The Allure of Blea Tarn
Blea Tarn is situated in a small hanging valley between Great Langdale and Little Langdale in the heart of the Lake District. Glacial ice moving over the col from nearby Great Langdale shaped the tarn back in the Ice Age.
Blea Tarn is a popular haunt of many Lake District landscape photographer’s including, over recent years, myself. Since I started photography in 2020, I have visited Blea Tarn many times, and it is one of my favourite locations in the Lake District. The tarn is a place where I go to for tranquillity and peace, and I now only go there very early for sunrise or very late for the incredible dark skies. I have a very strong sense of belonging to Blea Tarn which I think is connected to the iconic view of the rugged Langdale Pikes, which brings back many memories of hiking the Pikes when I was a youngster with my late father, and later, fabulous days rock-climbing on Gimmer Crag which is on Loft Crag near Pike Of Stickle and Pavey Ark.
For me, as a photographer Blea Tarn is all about reflections of the Langdale Pikes in the water, so I only tend to visit when the forecast is for very light winds. I have visited Blea Tarn for photography in all seasons of the year but a recent visit, provided one of my best mornings of photography.
Following a bleary-eyed 02.45 alarm in May 2025, I set off for the selected location, Blea Tarn in Langdale. I almost stopped at Elterwater as the mist was hanging in the valley bottom there as it often does, but I continued in the hope that there might be mist at Blea Tarn, which would be a first for me.

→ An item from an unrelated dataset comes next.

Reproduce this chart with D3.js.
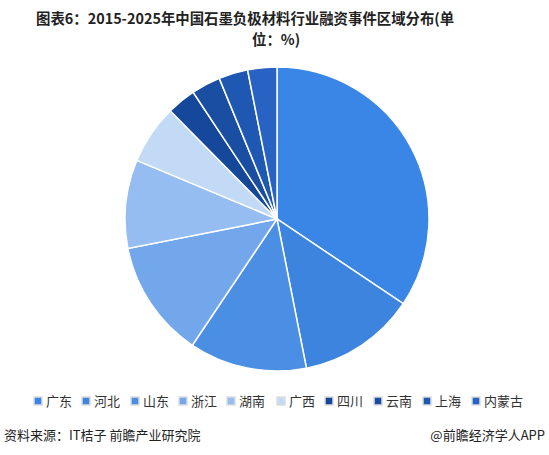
<!DOCTYPE html>
<html><head><meta charset="utf-8">
<script src="https://cdn.jsdelivr.net/npm/d3@7"></script>
<style>body{margin:0;background:#fff;font-family:"Noto Sans CJK SC",sans-serif}</style>
</head><body><svg id="c" width="549" height="455"></svg>
<script>
const categories=["广东","河北","山东","浙江","湖南","广西","四川","云南","上海","内蒙古"];
const values=[34.4,12.5,12.5,12.5,9.4,6.3,3.1,3.1,3.1,3.1];
const colors=["#3a86e6","#3d84df","#4b8fe4","#73a7ec","#95bdf1","#c3daf7","#15479a","#1a4ea3","#1f58b2","#2862c2"];
const svg=d3.select("#c");
svg.append("text").attr("x",36).attr("y",24).attr("font-size",14.4).attr("font-weight","bold").attr("fill","#222")
 .text("图表6：2015-2025年中国石墨负极材料行业融资事件区域分布(单");
svg.append("text").attr("x",252).attr("y",45).attr("font-size",14.4).attr("font-weight","bold").attr("fill","#222").text("位：%)");
const pie=d3.pie().sort(null).value(d=>d)(values);
const arc=d3.arc().innerRadius(0).outerRadius(152);
svg.append("g").attr("transform","translate(277,219)").selectAll("path").data(pie).join("path")
 .attr("d",arc).attr("fill",(d,i)=>colors[i]).attr("stroke","#fff").attr("stroke-width",1.5);
const xs=[34,82,131,179,227,277,325,374,423,472];
const lg=svg.append("g").selectAll("g").data(categories).join("g").attr("transform",(d,i)=>`translate(${xs[i]},401)`);
lg.append("rect").attr("x",0).attr("y",-4).attr("width",8).attr("height",8).attr("fill",(d,i)=>colors[i]).attr("stroke","#ddd").attr("stroke-width",1.5);
lg.append("text").attr("x",12).attr("y",5).attr("font-size",13).attr("fill","#333").text(d=>d);
svg.append("text").attr("x",4).attr("y",440).attr("font-size",13).attr("fill","#222").text("资料来源：IT桔子 前瞻产业研究院");
svg.append("text").attr("x",545).attr("y",440).attr("text-anchor","end").attr("font-size",13).attr("fill","#222").text("@前瞻经济学人APP");
</script></body></html>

I parked my car in anticipation and wondered what the photography conditions would be like at the tarn. As I started walking down the path to Blea Tarn, I was excitedly jolted by the sight of mist on the surface of the tarn, but will it last I thought? Not wanting to miss this opportunity, I started running down the path, and I was soon on the Southern edge of the tarn, and amazingly, the mist was still there, but where was everybody else? Surely, I could not have the place to myself on such a morning. Eventually, I was joined by three other photographers, one of them my good friend Jonny Gios. What followed was one of my best mornings of photography to date. The mist kept coming and going, and as the sun rose and kissed the Langdale Pikes, we were gifted incredible photographic opportunities with almost perfect reflections, calm water, atmospheric mist on the water surface and the tranquillity was only broken by the beautiful sound of a very vocal cuckoo. What a morning and I was on a high for days after!